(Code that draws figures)
————
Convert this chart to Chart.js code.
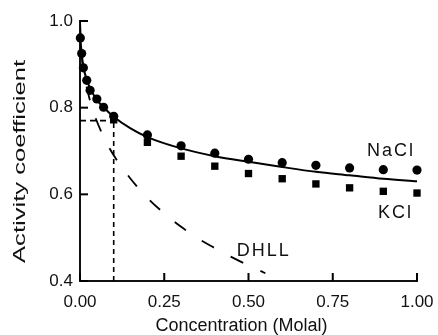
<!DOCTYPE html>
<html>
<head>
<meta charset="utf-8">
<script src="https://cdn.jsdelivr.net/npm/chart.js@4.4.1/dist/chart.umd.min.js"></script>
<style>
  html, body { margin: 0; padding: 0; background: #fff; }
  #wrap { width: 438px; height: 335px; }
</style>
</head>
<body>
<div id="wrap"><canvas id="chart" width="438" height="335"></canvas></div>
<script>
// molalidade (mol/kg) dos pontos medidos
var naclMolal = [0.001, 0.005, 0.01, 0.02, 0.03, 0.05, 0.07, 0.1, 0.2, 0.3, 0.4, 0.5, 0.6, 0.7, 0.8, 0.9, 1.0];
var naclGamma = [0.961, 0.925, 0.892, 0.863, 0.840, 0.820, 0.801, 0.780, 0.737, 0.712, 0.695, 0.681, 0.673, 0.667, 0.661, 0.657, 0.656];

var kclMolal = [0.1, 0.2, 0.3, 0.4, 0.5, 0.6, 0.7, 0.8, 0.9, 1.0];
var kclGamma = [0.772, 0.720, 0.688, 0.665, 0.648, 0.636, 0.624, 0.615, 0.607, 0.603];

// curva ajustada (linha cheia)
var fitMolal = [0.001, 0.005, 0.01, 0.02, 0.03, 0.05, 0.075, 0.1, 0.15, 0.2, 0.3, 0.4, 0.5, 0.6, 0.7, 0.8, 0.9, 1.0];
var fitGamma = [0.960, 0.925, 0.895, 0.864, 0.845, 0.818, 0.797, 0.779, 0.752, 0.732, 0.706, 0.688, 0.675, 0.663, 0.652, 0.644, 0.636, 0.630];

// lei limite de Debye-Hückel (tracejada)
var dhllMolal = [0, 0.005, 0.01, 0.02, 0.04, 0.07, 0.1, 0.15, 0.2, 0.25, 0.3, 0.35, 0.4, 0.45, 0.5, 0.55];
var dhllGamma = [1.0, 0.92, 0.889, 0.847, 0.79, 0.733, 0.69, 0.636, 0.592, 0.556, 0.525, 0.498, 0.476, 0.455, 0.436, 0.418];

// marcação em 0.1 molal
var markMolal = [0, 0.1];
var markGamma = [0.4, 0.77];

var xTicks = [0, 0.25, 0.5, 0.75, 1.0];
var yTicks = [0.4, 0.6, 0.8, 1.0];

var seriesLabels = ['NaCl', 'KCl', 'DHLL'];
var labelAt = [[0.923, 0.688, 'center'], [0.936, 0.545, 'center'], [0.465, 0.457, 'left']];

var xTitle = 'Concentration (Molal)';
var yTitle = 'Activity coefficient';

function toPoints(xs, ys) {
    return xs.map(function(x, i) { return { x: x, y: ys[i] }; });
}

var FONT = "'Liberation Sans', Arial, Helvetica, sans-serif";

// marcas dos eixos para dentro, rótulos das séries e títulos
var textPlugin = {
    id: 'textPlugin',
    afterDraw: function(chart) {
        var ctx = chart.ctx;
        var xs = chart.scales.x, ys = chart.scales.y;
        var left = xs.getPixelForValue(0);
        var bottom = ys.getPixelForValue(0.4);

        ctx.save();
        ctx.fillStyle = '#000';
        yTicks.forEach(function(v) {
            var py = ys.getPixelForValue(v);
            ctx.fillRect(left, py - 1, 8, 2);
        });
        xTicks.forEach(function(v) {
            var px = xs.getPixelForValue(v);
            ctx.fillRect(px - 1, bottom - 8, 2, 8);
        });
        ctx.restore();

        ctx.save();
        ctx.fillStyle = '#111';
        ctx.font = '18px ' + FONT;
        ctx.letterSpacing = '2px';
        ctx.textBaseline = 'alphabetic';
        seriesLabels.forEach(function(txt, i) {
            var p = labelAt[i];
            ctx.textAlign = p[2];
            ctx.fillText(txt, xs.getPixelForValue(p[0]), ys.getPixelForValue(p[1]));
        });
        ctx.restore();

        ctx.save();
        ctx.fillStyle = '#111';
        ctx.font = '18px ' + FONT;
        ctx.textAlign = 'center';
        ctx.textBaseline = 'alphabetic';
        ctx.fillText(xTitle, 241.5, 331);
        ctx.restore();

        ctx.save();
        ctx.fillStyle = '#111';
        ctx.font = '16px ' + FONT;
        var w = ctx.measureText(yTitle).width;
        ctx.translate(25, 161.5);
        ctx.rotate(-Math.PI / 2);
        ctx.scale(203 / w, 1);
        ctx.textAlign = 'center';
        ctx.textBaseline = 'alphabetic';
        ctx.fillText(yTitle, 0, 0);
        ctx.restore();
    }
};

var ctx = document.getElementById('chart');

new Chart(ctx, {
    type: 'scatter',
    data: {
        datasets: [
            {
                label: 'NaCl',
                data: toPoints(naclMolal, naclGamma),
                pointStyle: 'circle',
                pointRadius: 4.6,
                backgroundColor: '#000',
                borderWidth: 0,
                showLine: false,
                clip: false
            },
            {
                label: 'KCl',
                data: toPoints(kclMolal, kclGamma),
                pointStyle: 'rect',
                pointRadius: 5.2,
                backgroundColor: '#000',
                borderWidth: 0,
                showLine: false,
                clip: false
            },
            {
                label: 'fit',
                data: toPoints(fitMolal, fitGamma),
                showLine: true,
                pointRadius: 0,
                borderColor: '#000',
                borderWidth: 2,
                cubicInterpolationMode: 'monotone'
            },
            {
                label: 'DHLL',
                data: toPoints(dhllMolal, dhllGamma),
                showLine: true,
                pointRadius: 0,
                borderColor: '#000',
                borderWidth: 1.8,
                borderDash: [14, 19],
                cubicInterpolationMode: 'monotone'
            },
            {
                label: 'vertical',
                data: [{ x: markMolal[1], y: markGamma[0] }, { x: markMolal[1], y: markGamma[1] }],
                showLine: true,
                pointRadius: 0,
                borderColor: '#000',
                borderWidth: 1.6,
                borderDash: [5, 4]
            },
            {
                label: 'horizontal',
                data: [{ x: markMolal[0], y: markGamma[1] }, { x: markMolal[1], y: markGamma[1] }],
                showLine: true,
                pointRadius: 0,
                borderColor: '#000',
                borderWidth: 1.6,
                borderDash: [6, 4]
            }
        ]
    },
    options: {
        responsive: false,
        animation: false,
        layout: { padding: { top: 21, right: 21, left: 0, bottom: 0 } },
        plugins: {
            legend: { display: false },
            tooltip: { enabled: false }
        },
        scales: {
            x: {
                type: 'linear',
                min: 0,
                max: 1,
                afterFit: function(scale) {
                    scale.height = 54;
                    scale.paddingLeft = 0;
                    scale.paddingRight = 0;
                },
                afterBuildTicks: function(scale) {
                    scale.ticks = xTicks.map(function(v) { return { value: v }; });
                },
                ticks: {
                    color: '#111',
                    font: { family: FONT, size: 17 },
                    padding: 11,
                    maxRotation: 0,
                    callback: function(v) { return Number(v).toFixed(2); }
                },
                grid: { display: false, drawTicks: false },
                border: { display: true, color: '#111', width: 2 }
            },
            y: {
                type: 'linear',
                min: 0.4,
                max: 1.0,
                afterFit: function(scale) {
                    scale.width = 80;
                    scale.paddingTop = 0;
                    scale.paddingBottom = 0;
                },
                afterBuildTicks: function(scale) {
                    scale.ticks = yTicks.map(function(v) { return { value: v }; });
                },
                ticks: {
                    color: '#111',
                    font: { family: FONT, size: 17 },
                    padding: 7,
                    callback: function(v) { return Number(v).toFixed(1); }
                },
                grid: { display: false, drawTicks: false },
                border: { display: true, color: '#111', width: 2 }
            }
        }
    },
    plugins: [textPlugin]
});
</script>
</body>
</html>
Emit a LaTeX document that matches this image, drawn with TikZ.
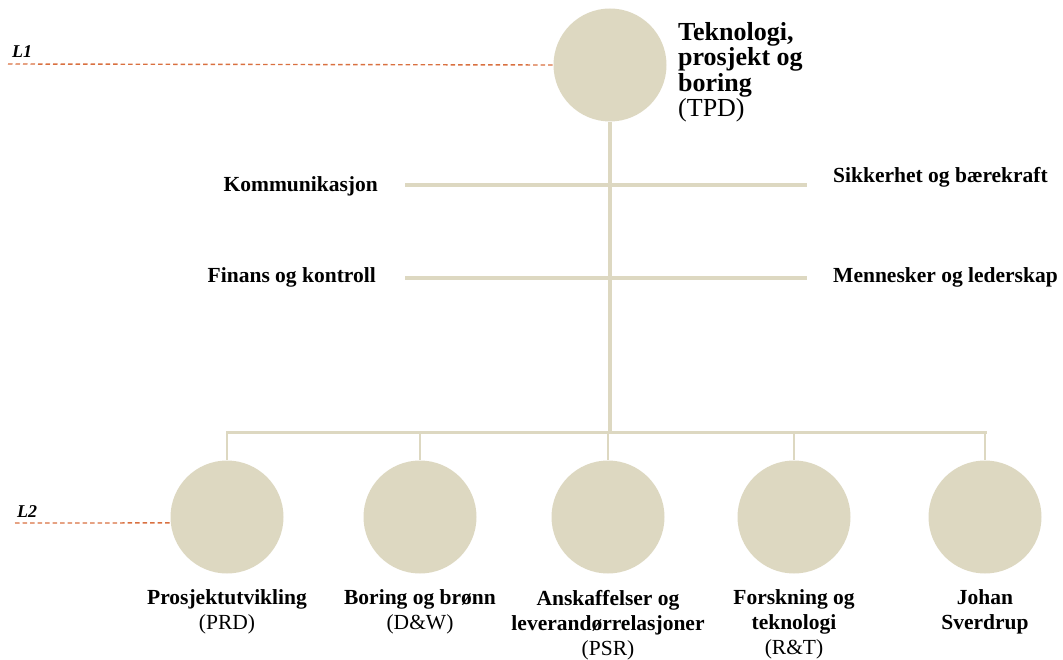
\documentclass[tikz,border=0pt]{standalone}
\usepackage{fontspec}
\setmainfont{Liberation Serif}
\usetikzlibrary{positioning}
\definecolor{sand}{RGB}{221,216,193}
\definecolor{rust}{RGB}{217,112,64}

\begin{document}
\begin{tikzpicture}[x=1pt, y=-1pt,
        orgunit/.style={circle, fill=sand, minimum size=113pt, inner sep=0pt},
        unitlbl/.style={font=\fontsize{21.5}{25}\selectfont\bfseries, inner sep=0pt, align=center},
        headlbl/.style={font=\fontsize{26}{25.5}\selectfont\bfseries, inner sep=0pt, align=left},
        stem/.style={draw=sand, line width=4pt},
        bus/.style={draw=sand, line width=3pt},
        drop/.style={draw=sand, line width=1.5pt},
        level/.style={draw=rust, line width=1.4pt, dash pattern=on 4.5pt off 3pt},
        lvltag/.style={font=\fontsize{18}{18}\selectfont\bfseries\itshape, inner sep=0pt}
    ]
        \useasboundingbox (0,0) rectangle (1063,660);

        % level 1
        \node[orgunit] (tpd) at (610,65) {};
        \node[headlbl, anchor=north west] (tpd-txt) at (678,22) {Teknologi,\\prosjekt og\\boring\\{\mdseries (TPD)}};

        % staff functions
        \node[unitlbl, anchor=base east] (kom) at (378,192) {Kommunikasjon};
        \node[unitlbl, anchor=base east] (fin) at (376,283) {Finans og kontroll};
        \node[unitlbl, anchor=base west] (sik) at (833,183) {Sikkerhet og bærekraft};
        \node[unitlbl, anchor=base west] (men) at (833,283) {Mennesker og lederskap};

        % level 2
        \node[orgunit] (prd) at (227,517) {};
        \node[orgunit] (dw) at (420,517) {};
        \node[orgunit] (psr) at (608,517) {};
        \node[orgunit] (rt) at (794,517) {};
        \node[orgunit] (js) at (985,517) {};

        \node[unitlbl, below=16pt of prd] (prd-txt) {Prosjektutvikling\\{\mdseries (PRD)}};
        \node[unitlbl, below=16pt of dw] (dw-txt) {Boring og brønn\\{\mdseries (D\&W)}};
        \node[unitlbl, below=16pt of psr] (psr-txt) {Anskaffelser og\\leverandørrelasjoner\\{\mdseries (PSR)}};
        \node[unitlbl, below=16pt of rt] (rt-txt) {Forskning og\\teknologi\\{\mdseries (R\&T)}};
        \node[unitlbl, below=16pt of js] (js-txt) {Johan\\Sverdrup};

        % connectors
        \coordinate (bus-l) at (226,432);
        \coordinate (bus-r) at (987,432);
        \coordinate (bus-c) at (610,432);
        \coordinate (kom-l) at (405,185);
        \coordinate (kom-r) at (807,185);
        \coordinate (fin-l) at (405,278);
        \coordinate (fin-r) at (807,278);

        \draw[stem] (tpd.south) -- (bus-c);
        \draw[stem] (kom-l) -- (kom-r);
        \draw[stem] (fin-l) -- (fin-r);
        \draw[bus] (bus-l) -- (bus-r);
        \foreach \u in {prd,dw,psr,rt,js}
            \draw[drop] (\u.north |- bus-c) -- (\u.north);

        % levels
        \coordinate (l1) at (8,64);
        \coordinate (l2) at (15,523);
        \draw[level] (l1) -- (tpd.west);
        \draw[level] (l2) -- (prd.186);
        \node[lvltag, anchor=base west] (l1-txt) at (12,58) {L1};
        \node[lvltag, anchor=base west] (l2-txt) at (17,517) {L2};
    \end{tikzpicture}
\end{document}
————
* _DIRECTION_:
Copy out all lines above that include the string "this".

* _CORRECT RESPONSE_:
Convert this chart to Chart.js code.
Emit a LaTeX document that matches this image, drawn with TikZ.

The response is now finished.